* Task to complete *
Leaving out all pictures, please print only the lines from the one containing "Convert this chart to D3.js code." through the one containing "95.53, 95.53, 95.53];".

#### Records for this task ####

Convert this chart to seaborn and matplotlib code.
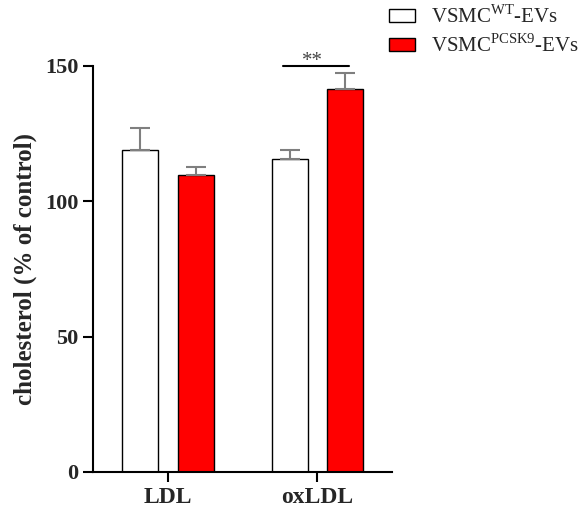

####
#### Records for this task ####

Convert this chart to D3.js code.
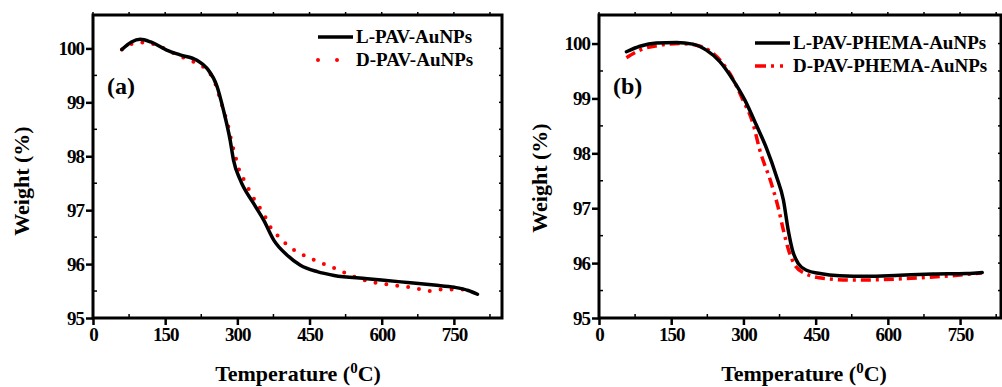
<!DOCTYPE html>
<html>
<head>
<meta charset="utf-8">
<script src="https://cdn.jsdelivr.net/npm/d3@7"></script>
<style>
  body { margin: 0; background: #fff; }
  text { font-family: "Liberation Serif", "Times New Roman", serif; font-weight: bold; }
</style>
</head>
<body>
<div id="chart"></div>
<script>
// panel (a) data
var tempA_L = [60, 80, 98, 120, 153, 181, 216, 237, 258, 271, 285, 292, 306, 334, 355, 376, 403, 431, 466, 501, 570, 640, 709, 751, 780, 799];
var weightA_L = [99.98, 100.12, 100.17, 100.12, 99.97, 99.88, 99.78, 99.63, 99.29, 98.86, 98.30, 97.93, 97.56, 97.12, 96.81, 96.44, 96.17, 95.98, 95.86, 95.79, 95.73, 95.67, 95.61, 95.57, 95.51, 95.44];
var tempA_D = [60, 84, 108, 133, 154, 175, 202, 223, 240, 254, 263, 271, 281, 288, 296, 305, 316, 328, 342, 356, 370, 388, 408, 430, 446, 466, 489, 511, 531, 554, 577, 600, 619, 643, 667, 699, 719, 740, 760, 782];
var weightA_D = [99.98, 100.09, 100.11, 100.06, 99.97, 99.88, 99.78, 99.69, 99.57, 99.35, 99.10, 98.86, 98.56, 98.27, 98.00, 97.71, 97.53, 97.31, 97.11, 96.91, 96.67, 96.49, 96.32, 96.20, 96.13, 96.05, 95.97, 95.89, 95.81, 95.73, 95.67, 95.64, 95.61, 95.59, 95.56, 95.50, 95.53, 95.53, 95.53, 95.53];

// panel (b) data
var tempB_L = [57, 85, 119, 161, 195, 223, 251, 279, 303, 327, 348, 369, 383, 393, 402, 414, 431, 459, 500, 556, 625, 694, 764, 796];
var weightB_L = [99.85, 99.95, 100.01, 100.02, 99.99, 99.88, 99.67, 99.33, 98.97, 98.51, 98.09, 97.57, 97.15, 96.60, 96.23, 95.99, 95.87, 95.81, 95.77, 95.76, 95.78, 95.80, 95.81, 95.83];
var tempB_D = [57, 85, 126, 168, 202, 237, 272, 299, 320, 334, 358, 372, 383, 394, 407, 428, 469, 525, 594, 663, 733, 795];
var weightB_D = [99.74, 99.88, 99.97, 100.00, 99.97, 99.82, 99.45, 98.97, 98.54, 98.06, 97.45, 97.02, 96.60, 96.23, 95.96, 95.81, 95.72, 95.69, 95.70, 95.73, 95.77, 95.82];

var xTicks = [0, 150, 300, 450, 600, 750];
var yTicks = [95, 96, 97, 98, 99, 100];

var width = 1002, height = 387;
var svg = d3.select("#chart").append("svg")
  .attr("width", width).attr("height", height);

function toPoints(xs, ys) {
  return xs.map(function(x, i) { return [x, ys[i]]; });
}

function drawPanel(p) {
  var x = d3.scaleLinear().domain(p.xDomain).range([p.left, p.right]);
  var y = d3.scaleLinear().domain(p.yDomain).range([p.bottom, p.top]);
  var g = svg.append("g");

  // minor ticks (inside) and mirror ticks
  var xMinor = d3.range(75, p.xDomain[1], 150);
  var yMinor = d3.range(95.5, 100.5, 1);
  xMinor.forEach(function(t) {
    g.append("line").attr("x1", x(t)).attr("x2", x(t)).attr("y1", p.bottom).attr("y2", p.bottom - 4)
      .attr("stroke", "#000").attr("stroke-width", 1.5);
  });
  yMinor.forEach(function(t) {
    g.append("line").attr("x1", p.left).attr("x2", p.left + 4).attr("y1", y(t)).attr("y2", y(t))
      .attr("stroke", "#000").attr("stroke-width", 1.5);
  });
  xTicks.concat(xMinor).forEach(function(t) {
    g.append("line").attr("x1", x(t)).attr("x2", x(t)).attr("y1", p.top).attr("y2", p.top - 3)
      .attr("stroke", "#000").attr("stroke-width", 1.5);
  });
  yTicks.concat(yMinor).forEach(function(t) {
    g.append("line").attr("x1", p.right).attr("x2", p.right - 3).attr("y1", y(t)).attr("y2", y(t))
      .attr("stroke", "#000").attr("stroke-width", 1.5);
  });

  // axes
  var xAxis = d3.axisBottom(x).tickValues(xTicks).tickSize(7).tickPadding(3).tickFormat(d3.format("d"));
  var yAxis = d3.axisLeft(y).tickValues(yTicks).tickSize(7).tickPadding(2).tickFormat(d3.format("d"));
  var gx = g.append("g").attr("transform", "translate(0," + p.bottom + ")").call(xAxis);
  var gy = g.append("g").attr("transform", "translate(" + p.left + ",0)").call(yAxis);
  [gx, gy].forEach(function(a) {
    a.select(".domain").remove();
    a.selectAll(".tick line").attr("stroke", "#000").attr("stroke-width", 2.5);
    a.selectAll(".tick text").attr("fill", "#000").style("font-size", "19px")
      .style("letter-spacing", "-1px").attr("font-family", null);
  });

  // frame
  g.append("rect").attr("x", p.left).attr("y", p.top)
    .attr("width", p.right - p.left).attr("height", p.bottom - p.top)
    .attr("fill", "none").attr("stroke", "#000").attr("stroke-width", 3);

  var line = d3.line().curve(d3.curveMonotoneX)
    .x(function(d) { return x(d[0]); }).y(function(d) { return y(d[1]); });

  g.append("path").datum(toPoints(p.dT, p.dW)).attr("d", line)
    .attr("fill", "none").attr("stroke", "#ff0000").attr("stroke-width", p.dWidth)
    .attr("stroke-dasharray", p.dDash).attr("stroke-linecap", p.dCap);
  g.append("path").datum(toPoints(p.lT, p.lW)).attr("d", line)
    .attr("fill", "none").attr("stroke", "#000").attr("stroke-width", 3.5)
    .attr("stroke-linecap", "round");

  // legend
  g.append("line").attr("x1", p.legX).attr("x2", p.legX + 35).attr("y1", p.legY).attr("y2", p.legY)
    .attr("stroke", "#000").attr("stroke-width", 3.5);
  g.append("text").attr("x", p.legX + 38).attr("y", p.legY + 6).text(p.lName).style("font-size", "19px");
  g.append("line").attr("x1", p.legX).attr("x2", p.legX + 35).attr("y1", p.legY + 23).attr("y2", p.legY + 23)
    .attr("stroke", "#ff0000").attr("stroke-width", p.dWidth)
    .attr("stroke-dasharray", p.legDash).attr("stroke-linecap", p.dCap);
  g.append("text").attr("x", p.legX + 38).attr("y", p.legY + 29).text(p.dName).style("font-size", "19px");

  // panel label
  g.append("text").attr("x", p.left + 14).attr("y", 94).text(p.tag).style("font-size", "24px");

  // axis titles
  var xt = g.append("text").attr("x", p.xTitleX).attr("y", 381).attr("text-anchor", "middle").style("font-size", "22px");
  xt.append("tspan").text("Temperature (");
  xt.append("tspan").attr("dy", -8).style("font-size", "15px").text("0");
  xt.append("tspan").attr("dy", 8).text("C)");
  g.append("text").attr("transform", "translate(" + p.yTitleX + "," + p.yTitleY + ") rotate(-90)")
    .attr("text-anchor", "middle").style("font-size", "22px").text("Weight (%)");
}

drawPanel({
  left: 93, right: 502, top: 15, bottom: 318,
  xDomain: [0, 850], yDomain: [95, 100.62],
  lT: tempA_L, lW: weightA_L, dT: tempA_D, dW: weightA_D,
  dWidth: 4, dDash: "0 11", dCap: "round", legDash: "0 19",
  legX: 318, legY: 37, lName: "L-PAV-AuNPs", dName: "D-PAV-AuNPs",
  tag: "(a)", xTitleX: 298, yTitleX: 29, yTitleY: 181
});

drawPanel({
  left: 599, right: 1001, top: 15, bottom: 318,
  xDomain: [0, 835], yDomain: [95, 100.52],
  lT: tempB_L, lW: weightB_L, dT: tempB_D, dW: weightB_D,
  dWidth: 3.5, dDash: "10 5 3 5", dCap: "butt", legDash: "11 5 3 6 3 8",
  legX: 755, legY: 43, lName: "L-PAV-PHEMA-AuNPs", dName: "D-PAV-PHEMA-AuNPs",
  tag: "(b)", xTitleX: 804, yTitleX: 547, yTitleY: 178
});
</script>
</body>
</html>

####

* Right answer *
Convert this chart to D3.js code.
<!DOCTYPE html>
<html>
<head>
<meta charset="utf-8">
<script src="https://cdn.jsdelivr.net/npm/d3@7"></script>
<style>
  body { margin: 0; background: #fff; }
  text { font-family: "Liberation Serif", "Times New Roman", serif; font-weight: bold; }
</style>
</head>
<body>
<div id="chart"></div>
<script>
// panel (a) data
var tempA_L = [60, 80, 98, 120, 153, 181, 216, 237, 258, 271, 285, 292, 306, 334, 355, 376, 403, 431, 466, 501, 570, 640, 709, 751, 780, 799];
var weightA_L = [99.98, 100.12, 100.17, 100.12, 99.97, 99.88, 99.78, 99.63, 99.29, 98.86, 98.30, 97.93, 97.56, 97.12, 96.81, 96.44, 96.17, 95.98, 95.86, 95.79, 95.73, 95.67, 95.61, 95.57, 95.51, 95.44];
var tempA_D = [60, 84, 108, 133, 154, 175, 202, 223, 240, 254, 263, 271, 281, 288, 296, 305, 316, 328, 342, 356, 370, 388, 408, 430, 446, 466, 489, 511, 531, 554, 577, 600, 619, 643, 667, 699, 719, 740, 760, 782];
var weightA_D = [99.98, 100.09, 100.11, 100.06, 99.97, 99.88, 99.78, 99.69, 99.57, 99.35, 99.10, 98.86, 98.56, 98.27, 98.00, 97.71, 97.53, 97.31, 97.11, 96.91, 96.67, 96.49, 96.32, 96.20, 96.13, 96.05, 95.97, 95.89, 95.81, 95.73, 95.67, 95.64, 95.61, 95.59, 95.56, 95.50, 95.53, 95.53, 95.53, 95.53];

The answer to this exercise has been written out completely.